**REQUIRED TASK**. Without the pictures, print the lines running from the beginning of the material to the line containing "bands = list(range(128))", both ends included.

**SUPPLIED DATA**.

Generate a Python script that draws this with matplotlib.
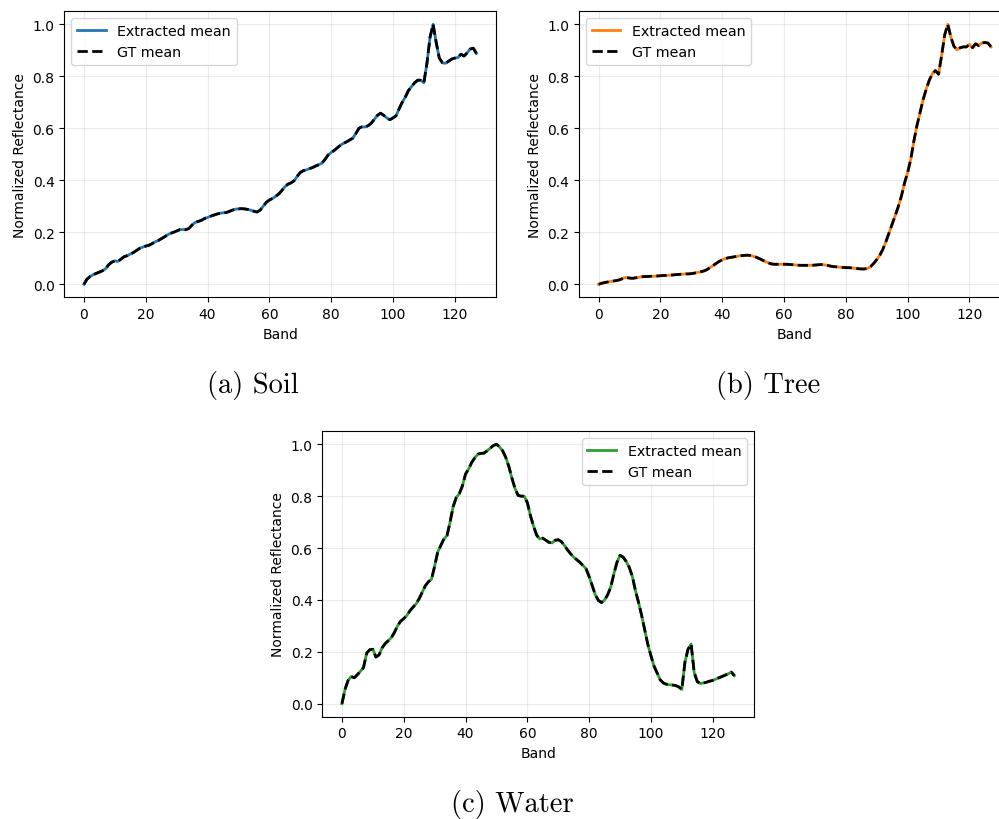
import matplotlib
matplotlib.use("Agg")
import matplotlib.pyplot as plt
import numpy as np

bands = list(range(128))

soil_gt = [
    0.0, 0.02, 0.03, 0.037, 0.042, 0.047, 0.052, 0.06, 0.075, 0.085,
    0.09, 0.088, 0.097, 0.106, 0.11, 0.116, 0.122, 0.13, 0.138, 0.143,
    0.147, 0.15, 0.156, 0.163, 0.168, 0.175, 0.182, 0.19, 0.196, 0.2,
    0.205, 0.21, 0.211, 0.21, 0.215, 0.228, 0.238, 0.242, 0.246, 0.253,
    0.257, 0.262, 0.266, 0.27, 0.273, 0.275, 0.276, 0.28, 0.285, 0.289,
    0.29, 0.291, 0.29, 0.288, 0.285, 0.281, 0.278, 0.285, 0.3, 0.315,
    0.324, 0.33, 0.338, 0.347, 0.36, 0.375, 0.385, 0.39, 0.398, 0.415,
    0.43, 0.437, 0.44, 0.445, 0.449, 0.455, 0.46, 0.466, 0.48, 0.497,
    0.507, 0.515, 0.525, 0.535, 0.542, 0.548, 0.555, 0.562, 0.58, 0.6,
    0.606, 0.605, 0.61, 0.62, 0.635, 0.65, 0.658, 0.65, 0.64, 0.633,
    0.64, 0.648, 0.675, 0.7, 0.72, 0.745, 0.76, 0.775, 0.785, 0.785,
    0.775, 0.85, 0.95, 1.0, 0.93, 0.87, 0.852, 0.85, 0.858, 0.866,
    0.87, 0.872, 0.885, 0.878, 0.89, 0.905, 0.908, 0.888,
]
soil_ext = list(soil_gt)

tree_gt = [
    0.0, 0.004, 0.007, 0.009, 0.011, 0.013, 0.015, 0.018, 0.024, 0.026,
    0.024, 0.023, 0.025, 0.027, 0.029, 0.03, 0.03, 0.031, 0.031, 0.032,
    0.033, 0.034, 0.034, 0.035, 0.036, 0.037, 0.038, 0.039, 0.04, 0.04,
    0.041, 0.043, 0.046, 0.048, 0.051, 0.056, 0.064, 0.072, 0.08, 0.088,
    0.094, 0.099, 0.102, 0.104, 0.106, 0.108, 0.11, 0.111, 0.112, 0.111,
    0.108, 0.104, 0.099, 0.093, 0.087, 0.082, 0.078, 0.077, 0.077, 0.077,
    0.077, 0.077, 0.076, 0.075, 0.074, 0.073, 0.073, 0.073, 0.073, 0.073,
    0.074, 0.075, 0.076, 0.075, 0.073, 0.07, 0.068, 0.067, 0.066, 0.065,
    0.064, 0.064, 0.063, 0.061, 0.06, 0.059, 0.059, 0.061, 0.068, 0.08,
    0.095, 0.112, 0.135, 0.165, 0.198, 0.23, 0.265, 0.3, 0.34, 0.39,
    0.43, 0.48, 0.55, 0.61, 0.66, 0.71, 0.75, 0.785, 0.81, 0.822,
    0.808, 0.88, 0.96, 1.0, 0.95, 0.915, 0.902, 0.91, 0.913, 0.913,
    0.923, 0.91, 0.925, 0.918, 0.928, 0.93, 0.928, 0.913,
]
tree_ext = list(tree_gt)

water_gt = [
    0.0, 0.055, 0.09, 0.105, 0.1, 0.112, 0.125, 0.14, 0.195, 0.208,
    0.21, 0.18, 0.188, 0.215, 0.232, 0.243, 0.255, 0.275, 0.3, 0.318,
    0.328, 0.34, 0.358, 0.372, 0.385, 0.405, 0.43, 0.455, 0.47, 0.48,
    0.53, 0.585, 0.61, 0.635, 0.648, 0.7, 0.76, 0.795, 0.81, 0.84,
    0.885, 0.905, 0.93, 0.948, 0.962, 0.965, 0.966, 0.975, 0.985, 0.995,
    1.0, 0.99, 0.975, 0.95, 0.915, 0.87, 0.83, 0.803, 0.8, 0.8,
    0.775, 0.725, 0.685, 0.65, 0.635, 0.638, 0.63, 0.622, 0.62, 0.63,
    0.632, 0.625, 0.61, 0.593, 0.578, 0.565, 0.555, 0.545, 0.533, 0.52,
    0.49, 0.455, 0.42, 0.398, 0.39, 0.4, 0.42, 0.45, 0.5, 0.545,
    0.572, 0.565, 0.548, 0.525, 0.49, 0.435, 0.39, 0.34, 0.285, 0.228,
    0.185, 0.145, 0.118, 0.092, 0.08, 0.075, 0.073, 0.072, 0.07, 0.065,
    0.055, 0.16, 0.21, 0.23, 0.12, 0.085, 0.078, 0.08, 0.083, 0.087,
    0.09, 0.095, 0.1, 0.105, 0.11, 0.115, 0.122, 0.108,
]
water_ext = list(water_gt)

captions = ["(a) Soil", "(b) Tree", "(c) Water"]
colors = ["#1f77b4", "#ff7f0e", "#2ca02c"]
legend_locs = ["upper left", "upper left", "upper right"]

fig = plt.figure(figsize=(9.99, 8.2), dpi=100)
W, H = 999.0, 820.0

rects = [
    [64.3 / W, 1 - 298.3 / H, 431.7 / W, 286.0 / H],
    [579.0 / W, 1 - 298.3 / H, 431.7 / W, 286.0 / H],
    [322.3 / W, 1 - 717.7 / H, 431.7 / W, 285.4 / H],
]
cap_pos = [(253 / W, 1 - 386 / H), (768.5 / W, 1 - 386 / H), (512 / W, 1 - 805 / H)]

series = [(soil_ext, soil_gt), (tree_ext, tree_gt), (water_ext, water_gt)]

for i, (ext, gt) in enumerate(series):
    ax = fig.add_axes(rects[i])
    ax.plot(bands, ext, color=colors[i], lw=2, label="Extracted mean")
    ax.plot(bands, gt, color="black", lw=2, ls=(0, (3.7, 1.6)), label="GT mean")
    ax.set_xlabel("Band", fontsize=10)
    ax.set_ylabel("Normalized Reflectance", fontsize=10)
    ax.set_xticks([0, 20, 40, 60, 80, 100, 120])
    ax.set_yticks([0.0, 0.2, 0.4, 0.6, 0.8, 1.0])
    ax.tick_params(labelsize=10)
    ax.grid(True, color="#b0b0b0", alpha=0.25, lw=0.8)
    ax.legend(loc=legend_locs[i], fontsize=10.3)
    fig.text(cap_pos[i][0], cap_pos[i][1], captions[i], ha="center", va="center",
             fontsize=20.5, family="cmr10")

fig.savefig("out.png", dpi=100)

**WRITTEN RESPONSE**.
Generate a Python script that draws this with matplotlib.
import matplotlib
matplotlib.use("Agg")
import matplotlib.pyplot as plt
import numpy as np

bands = list(range(128))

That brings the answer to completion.